RussTedrake commented 4 years ago

I think my purpose is quite general, but the rules/philosophy of Context as I interpret them already provide the rules that I need. GeometryState is the only(?) current implementation in our mainstream framework which we effectively force on people which violates my principles.

I know that where we disagree is around the notion of state. Context is time, state, and parameters. I know we agree that Context must contain everything one needs in order to start/continue/rewind a simulation. As you say, state is allowed to change with time, and parameters are not. Where we differ, though, is that I want to keep state extremely clean, as dealing with this state represents the core challenge to almost any design or analysis algorithm beyond forward simulation (even log replay!). So I have a very general philosophy, (albeit defined imprecisely): thou shall not pollute your state with things that complicate design/analysis. In contrast, I'm pretty sure that you are quite happy to use state as a scratchpad where one can jot down anything useful for a system during simulation. Abstract state, in particular, significantly complicates design/analysis, because methods written against the System interface rarely have the means to reasoning about them.

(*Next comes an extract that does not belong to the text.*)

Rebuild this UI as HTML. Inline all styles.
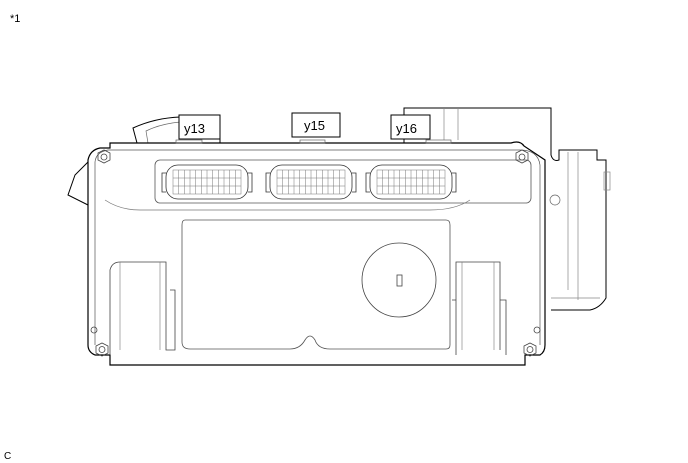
<!DOCTYPE html>
<html><head><meta charset="utf-8"><style>
html,body{margin:0;padding:0;background:#fff;}
svg{display:block;font-family:"Liberation Sans",sans-serif;}
</style></head><body>
<svg width="688" height="463" viewBox="0 0 688 463" xmlns="http://www.w3.org/2000/svg">
<rect width="688" height="463" fill="#fff"/>
<text x="10" y="22" font-size="11">*1</text>
<text x="4" y="459" font-size="10">C</text>
<g fill="none" stroke="#000" stroke-width="1">
<!-- left tab top -->
<path d="M137 143 L133 128 Q155 118 180 117" />
<path d="M148 143 L146 131 Q160 124 180 122" stroke="#666" stroke-width="0.7"/>
<!-- right bracket -->
<path d="M404 143 V108 H551 V155 Q553 162 559 160 V150 H597 V160 H606 V298 Q600 308 590 310 H551"/>
<path d="M444 108 V140 M458 108 V140" stroke="#888" stroke-width="0.7"/>
<path d="M568 152 V290 M578 152 V300" stroke="#888" stroke-width="0.7"/>
<path d="M551 298 H600" stroke="#888" stroke-width="0.7"/>
<rect x="604" y="172" width="6" height="18" stroke="#888" stroke-width="0.7"/>
<circle cx="555" cy="200" r="5" stroke="#666" stroke-width="0.7"/>
<!-- housing outer -->
<path d="M110 143 H511 Q520 140 524 146 L545 160 V345 Q545 352 540 355 H525 V365 H110 V355 H95 Q88 352 88 345 V160 Q90 150 100 148 H110 Z" stroke-width="1.2"/>
<path d="M95 345 V162 Q96 152 108 150 H520 Q538 150 540 165 V345" stroke="#555" stroke-width="0.7"/>
<!-- left flap -->
<path d="M88 162 L75 175 L68 195 L88 205" />
<!-- hex bolts -->
<g stroke="#444" stroke-width="0.8">
<polygon points="98,153 104,150 110,153 110,160 104,163 98,160"/><circle cx="104" cy="157" r="3"/>
<polygon points="516,153 522,150 528,153 528,160 522,163 516,160"/><circle cx="522" cy="157" r="3"/>
<polygon points="96,346 102,343 108,346 108,353 102,356 96,353"/><circle cx="102" cy="349.5" r="3"/>
<polygon points="524,346 530,343 536,346 536,353 530,356 524,353"/><circle cx="530" cy="349.5" r="3"/>
<circle cx="94" cy="330" r="3"/><circle cx="537" cy="330" r="3"/>
</g>
<!-- connector strip -->
<rect x="155" y="160" width="376" height="43" rx="5" stroke="#555" stroke-width="0.8"/>
<!-- inner big rect -->
<path d="M185 220 H446 Q450 220 450 225 V345 Q450 349 446 349 H330 Q318 349 315 340 Q310 332 305 340 Q300 349 290 349 H190 Q182 349 182 342 V225 Q182 220 185 220 Z" stroke="#555" stroke-width="0.8"/>
<path d="M105 200 Q120 210 140 210 H430 Q455 210 470 200" stroke="#777" stroke-width="0.7"/>
<circle cx="399" cy="280" r="37" stroke="#444" stroke-width="0.8"/>
<rect x="397" y="275" width="5" height="11" stroke="#444" stroke-width="0.8"/>
<!-- left latch -->
<path d="M110 355 V270 Q112 262 120 262 H166 V350 H175 V290 H170" stroke="#444" stroke-width="0.8"/>
<path d="M120 262 V350 M160 262 V350" stroke="#777" stroke-width="0.6"/>
<!-- right latch -->
<path d="M456 355 V262 H500 V350 M452 300 H456 M500 300 H506 V355" stroke="#444" stroke-width="0.8"/>
<path d="M462 262 V350 M494 262 V350" stroke="#777" stroke-width="0.6"/>
<!-- top small tabs -->
<rect x="176" y="140" width="26" height="3" stroke="#666" stroke-width="0.7"/>
<rect x="300" y="140" width="25" height="3" stroke="#666" stroke-width="0.7"/>
<rect x="426" y="140" width="25" height="3" stroke="#666" stroke-width="0.7"/>
</g>
<!-- connectors -->
<g id="c" fill="none" stroke="#333" stroke-width="0.8">
<path d="M166 173 H162 V192 H166 M248 173 H252 V192 H248"/>
<rect x="166" y="165" width="82" height="34" rx="12"/>
<g stroke-width="0.5" stroke="#777">
<rect x="173" y="170" width="68" height="24"/>
<path d="M173 178 H241 M173 186 H241 M178.7 170 V194 M184.3 170 V194 M190 170 V194 M195.7 170 V194 M201.3 170 V194 M207 170 V194 M212.7 170 V194 M218.3 170 V194 M224 170 V194 M229.7 170 V194 M235.3 170 V194"/>
</g>
</g>
<use href="#c" x="104"/>
<use href="#c" x="204"/>
<!-- label boxes -->
<g fill="#fff" stroke="#000" stroke-width="1">
<rect x="179" y="115" width="41" height="24"/>
<rect x="292" y="113" width="48" height="24"/>
<rect x="391" y="115" width="39" height="24"/>
</g>
<path d="M220 115 V143" stroke="#000"/>
<g font-size="13" fill="#000">
<text x="184" y="133">y13</text>
<text x="304" y="130">y15</text>
<text x="396" y="133">y16</text>
</g>
</svg>
</body></html>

I've been working so far with the pattern that if I want something clean to design/analyze, then I maintain two Diagrams: one that has my e.g. plant + controller, and another that has those + SceneGraph + visualization for when I want to visualize the output. I'm not completely against that workflow -- it's reasonable that adding a visualizer to the system adds complexity that defies analysis. But we've apart from the discussion in this issue, we've actually designed everything cleanly enough that this separation is not strictly necessary -- which is awesome. So a narrow solution here adds a LOT of value.

And as I'm trying to push further -- like having a simple gui which scrubs back and forth across time to replay the results of a simulation -- we can enable that feature for many systems now, without waiting for a feature to record the entire Context, pending only this issue. Again, a narrow solution here adds a LOT of value.

I agree that the general resolution is to record the Context.

sherm1 commented 4 years ago

Gotcha -- thanks for that clarification, Russ. Ideally you'd like to analyze systems that don't have abstract state, and GeometryState is the only thing gumming up the works at the moment. Moving that seems like a workable short term fix. I think we should also invent a rigorous way to ensure that a System that has abstract state has not changed any of those values over a trajectory of interest.

RussTedrake commented 4 years ago

Just N.B. — I’m seeing students run into this in their class projects. They call a method meant for systems with only continuous states and are surprised to find that SG adds an abstract state. I will start PRing some workarounds.

RussTedrake commented 3 years ago

Hoorah!!

SeanCurtis-TRI commented 3 years ago

Note follow upp PR #14245 -- it explicitly deprecated the old behavior and changed the default behavior to be Parameter.